The index.translog.durability setting in Elasticsearch controls how often the translog is fsync'd to disk. This setting directly impacts the durability guarantees of write operations and the overall performance of the cluster.

Default value: request
Possible values: request, async
Recommendations: Use request for maximum durability, async for improved indexing performance at the cost of potential data loss in case of hardware failure.

The translog is a write-ahead log used by Elasticsearch to ensure data consistency. When set to request, Elasticsearch ensures that the translog is fsync'd to disk after every write request. This provides the highest level of durability but can impact indexing performance. When set to async, Elasticsearch will fsync the translog every index.translog.sync_interval (default: 5s), potentially improving indexing performance but increasing the risk of data loss in case of sudden node failure.

Example

To change the translog durability setting for an index:

PUT /my_index/_settings
{
  "index.translog.durability": "async"
}

This change might be desirable in scenarios where you need to prioritize indexing performance over absolute data consistency, such as during bulk ingestion of historical data where the source data is still available for re-indexing if needed.

Common Issues or Misuses

Setting index.translog.durability to async without understanding the potential data loss implications
Overusing request durability in write-heavy scenarios, leading to unnecessary performance bottlenecks
Failing to adjust related settings like index.translog.sync_interval when changing durability to async

Do's and Don'ts

Do use request durability for critical data where losing even a single write is unacceptable
Do consider async durability for bulk indexing jobs or scenarios where slight data loss is tolerable
Don't change this setting without thoroughly understanding its implications on data consistency and performance
Don't forget to test the impact of changing this setting in a non-production environment first
Do monitor your cluster's performance and adjust the setting as needed based on your specific use case

Frequently Asked Questions

Q: How does changing index.translog.durability to async affect write performance?
A: Setting index.translog.durability to async can significantly improve write performance by reducing the frequency of fsync operations.
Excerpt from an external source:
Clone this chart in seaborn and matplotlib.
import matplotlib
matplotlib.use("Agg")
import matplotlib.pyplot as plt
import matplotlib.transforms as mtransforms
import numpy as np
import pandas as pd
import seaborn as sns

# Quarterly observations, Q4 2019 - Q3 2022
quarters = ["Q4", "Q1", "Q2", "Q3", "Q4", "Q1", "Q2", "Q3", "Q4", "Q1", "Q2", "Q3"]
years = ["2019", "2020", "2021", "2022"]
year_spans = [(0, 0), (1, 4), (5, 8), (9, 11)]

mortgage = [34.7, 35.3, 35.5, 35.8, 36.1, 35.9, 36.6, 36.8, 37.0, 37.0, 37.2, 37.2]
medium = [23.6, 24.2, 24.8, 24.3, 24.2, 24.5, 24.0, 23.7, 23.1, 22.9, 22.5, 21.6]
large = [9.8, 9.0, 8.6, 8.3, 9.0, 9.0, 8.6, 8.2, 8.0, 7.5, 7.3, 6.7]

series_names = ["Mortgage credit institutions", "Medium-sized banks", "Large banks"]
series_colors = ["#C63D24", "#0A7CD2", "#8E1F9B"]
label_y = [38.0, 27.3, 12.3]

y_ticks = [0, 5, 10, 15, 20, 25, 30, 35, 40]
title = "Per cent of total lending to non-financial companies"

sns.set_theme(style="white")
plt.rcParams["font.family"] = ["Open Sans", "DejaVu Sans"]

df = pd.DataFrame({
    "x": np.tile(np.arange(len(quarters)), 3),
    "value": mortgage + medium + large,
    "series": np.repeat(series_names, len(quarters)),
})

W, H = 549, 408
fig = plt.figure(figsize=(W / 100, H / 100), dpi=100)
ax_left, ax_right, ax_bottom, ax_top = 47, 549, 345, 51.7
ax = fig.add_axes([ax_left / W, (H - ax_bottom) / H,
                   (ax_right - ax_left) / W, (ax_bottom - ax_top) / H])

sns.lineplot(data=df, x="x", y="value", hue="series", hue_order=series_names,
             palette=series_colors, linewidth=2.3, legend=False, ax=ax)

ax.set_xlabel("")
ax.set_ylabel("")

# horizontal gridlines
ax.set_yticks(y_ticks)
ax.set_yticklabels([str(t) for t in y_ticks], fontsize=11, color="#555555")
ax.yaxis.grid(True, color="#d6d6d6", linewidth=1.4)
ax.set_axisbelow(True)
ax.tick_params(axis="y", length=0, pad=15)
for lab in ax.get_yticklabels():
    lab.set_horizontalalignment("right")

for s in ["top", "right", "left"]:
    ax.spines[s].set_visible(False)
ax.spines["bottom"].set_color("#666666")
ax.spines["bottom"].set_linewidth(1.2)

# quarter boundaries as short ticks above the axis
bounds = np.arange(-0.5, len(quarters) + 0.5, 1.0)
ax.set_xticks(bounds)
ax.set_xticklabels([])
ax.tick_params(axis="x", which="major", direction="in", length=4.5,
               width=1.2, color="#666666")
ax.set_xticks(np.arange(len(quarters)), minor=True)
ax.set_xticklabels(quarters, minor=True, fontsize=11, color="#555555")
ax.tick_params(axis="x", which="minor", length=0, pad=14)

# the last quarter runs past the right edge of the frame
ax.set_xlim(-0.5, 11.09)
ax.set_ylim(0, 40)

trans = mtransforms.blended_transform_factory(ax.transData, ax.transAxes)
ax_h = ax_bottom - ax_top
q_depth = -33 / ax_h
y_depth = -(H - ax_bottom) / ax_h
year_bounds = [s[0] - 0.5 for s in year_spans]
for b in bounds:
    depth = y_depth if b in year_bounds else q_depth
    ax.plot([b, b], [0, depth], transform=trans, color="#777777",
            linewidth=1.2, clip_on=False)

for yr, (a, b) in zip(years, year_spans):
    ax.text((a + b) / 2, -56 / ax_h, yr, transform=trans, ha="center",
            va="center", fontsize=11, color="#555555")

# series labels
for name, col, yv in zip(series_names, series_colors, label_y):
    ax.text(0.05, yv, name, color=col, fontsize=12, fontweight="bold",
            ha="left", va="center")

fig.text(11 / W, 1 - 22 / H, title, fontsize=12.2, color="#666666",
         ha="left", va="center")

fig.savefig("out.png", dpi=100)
However, this comes at the cost of potentially losing the last few seconds of data in case of a sudden node failure.

Q: Can I change the index.translog.durability setting on a per-index basis?
A: Yes, you can configure this setting at the index level, allowing you to have different durability settings for different indices based on their specific requirements.

Q: What happens if a node crashes when index.translog.durability is set to async?
A: If a node crashes with async durability, you might lose the last few seconds of writes that haven't been fsync'd to disk. The exact amount of potential data loss depends on when the last fsync occurred relative to the crash.
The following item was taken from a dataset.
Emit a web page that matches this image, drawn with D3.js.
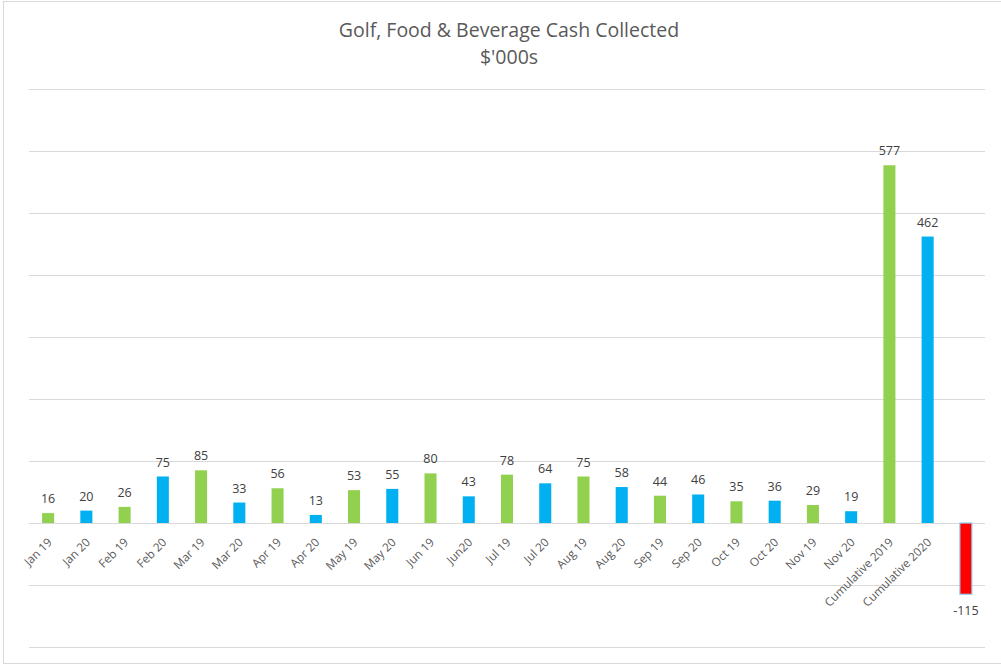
<!DOCTYPE html>
<html>
<head>
<meta charset="utf-8">
<script src="https://cdn.jsdelivr.net/npm/d3@7"></script>
<style>
	body { margin: 0; background: #fff; }
	svg { font-family: "Open Sans", "Noto Sans", sans-serif; }
	.tick-label { fill: #595959; font-size: 11.7px; }
	.value-label { fill: #404040; font-size: 12.5px; }
	.title { fill: #595959; font-size: 19.5px; }
</style>
</head>
<body>
<svg id="chart" width="1001" height="666"></svg>
<script>
// months then the two cumulative totals, last bar is the difference
const categories = [
	"Jan 19", "Jan 20", "Feb 19", "Feb 20", "Mar 19", "Mar 20", "Apr 19", "Apr 20",
	"May 19", "May 20", "Jun 19", "Jun20", "Jul 19", "Jul 20", "Aug 19", "Aug 20",
	"Sep 19", "Sep 20", "Oct 19", "Oct 20", "Nov 19", "Nov 20",
	"Cumulative 2019", "Cumulative 2020", ""
];
const values = [
	16, 20, 26, 75, 85, 33, 56, 13,
	53, 55, 80, 43, 78, 64, 75, 58,
	44, 46, 35, 36, 29, 19,
	577, 462, -115
];
// which year / kind each bar belongs to
const kinds = [
	"y19", "y20", "y19", "y20", "y19", "y20", "y19", "y20",
	"y19", "y20", "y19", "y20", "y19", "y20", "y19", "y20",
	"y19", "y20", "y19", "y20", "y19", "y20",
	"y19", "y20", "diff"
];
const gridTicks = [-200, -100, 0, 100, 200, 300, 400, 500, 600, 700];

const colors = { y19: "#92D050", y20: "#00B0F0", diff: "#FF0000" };

const svg = d3.select("svg#chart");
const width = 1001, height = 666;

const plot = { left: 29, right: 985, top: 89, bottom: 647 };

// chart area border
svg.append("rect")
	.attr("x", 3.5).attr("y", 1.5)
	.attr("width", width + 10).attr("height", 662)
	.attr("fill", "none")
	.attr("stroke", "#d9d9d9");

const x = d3.scaleBand()
	.domain(d3.range(categories.length))
	.range([plot.left, plot.right])
	.paddingInner(0.685)
	.paddingOuter(0.3425);

const y = d3.scaleLinear()
	.domain([-200, 700])
	.range([plot.bottom, plot.top]);

// gridlines
svg.append("g")
	.selectAll("line")
	.data(gridTicks)
	.join("line")
	.attr("x1", plot.left).attr("x2", plot.right)
	.attr("y1", (d) => Math.round(y(d)) + 0.5)
	.attr("y2", (d) => Math.round(y(d)) + 0.5)
	.attr("stroke", "#d9d9d9")
	.attr("stroke-width", 1);

// bars
svg.append("g")
	.selectAll("rect")
	.data(values)
	.join("rect")
	.attr("x", (d, i) => x(i))
	.attr("width", x.bandwidth())
	.attr("y", (d) => y(Math.max(0, d)))
	.attr("height", (d) => Math.abs(y(d) - y(0)))
	.attr("fill", (d, i) => colors[kinds[i]])
	.attr("stroke", (d, i) => (kinds[i] === "diff" ? "#8fd3f5" : "none"))
	.attr("stroke-width", 1.2);

// value labels
svg.append("g")
	.selectAll("text")
	.data(values)
	.join("text")
	.classed("value-label", true)
	.attr("x", (d, i) => x(i) + x.bandwidth() / 2)
	.attr("y", (d) => (d >= 0 ? y(d) - 10 : y(d) + 21))
	.attr("text-anchor", "middle")
	.text((d) => d);

// category labels, rotated
const xAxis = svg.append("g");
xAxis.selectAll("text")
	.data(categories)
	.join("text")
	.classed("tick-label", true)
	.attr("text-anchor", "end")
	.attr("transform", (d, i) => {
		let cx = x(i) + x.bandwidth() / 2 + 4.5;
		let cy = y(0) + 20;
		return `translate(${cx}, ${cy}) rotate(-45)`;
	})
	.text((d) => d);

// title
const title = svg.append("text")
	.classed("title", true)
	.attr("text-anchor", "middle")
	.attr("x", 509);
title.append("tspan").attr("x", 509).attr("y", 37).text("Golf, Food & Beverage Cash Collected");
title.append("tspan").attr("x", 509).attr("y", 64).text("$'000s");
</script>
</body>
</html>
Q: Is there a way to achieve a balance between performance and durability?
A: Yes, you can set index.translog.durability to async and adjust index.translog.sync_interval to find a balance that suits your needs. For example, setting a shorter sync interval can reduce the potential data loss window while still providing some performance benefits.

Q: How does index.translog.durability interact with replica shards?
A: The index.translog.durability setting affects how quickly changes are persisted on the primary shard. Replica shards receive these changes asynchronously, so they provide an additional layer of durability regardless of this setting. However, for maximum data safety, it's recommended to use request durability and wait for replication to complete.